> **Entries taken from a collection**
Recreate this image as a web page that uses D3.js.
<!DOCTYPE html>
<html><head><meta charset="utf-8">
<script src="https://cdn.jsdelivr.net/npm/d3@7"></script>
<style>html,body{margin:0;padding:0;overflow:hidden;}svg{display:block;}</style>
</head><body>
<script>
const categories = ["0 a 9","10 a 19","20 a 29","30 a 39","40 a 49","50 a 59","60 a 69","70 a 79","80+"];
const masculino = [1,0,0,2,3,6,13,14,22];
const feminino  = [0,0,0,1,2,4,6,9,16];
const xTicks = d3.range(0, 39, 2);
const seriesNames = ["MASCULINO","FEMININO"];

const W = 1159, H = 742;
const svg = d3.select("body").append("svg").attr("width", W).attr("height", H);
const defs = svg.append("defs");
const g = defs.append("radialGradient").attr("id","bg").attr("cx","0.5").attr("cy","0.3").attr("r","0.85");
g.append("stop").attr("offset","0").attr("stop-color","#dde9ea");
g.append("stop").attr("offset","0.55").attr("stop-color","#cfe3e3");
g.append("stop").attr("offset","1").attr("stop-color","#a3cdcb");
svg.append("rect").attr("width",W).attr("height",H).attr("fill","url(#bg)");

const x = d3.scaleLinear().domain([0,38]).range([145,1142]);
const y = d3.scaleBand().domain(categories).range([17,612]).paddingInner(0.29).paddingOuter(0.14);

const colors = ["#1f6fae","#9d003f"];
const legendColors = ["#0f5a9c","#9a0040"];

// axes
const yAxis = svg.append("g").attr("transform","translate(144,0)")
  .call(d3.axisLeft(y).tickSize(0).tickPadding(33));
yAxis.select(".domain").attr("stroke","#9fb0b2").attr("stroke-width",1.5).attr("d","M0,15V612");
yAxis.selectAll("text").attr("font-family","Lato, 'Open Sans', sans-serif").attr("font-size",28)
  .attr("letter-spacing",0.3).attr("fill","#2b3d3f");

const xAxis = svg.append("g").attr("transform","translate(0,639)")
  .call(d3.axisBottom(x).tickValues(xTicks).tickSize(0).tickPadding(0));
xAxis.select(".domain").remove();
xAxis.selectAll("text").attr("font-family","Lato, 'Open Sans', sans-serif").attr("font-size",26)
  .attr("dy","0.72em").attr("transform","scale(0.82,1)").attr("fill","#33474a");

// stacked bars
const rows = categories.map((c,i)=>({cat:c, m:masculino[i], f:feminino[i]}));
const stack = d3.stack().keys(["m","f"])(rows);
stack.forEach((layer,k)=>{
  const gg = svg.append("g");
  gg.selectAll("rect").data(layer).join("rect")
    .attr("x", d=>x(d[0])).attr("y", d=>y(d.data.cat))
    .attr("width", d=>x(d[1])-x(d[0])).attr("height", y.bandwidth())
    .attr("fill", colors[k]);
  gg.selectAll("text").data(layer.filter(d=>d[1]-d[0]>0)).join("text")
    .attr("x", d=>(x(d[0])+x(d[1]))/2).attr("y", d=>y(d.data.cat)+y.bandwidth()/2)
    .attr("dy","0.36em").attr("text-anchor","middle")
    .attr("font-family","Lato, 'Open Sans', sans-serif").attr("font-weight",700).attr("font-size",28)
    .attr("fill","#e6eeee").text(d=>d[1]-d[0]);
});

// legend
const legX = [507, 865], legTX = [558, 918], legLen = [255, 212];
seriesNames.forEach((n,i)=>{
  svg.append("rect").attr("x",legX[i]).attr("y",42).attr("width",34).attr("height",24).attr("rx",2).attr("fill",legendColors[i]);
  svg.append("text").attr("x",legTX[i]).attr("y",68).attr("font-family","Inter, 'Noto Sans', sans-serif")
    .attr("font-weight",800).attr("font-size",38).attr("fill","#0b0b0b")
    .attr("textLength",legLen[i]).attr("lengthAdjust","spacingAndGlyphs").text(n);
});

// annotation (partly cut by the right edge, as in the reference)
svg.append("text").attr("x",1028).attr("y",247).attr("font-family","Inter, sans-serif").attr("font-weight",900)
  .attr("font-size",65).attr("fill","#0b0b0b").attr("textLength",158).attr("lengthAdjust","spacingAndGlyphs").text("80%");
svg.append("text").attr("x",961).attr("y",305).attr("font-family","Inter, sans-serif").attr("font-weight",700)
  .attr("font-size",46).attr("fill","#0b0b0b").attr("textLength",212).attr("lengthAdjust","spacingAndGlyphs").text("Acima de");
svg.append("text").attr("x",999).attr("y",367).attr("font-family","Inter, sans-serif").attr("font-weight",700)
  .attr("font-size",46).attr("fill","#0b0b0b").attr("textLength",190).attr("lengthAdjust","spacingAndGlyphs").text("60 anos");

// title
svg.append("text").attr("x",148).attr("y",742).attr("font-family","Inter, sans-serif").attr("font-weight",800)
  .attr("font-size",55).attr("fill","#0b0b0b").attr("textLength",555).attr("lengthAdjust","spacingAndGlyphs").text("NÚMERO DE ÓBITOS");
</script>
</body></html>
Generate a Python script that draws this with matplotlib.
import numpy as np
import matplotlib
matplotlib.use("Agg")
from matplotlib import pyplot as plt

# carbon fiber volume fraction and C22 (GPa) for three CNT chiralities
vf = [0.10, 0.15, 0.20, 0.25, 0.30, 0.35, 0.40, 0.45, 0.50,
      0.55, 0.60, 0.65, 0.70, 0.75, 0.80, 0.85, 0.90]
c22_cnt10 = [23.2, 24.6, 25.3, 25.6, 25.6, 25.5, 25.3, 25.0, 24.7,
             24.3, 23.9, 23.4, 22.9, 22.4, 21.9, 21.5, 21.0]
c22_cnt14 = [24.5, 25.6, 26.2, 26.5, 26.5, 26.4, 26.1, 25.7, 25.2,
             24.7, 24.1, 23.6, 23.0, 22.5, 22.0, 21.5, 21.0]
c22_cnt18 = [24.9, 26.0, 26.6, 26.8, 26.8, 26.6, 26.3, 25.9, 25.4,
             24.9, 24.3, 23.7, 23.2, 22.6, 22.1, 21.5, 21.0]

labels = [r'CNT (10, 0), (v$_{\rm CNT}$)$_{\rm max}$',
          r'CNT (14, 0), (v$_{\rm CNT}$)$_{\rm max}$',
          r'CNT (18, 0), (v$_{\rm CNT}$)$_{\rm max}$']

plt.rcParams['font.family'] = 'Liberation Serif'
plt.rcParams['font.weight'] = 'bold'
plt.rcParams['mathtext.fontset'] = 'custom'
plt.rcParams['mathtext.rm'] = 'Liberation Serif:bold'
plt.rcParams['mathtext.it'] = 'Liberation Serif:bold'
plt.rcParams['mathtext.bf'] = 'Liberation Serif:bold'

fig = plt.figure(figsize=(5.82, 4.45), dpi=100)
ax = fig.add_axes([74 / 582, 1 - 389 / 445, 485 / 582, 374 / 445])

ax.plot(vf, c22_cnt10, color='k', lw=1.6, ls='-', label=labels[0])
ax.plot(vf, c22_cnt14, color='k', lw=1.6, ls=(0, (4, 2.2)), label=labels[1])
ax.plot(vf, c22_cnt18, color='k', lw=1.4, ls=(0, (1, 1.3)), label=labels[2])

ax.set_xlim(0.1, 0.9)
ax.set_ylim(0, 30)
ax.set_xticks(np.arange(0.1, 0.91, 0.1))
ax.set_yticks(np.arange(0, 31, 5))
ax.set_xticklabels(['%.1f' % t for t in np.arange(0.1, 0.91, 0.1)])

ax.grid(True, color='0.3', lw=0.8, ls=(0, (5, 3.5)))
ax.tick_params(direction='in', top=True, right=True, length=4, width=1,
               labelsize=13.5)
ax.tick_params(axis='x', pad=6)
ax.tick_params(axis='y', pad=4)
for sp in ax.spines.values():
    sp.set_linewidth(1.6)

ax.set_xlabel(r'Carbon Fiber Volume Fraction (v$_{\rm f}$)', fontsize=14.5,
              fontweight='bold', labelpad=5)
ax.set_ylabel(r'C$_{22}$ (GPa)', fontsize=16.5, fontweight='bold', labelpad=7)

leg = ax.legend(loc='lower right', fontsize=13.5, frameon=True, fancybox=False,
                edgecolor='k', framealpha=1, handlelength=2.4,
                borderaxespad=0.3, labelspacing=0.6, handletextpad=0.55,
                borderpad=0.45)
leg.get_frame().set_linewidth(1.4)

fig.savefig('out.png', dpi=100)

> **WHAT IS EXPECTED**
Return all lines of the material above in which the word "this" occurs.

> **CORRECT ANSWER**
Recreate this image as a web page that uses D3.js.
Generate a Python script that draws this with matplotlib.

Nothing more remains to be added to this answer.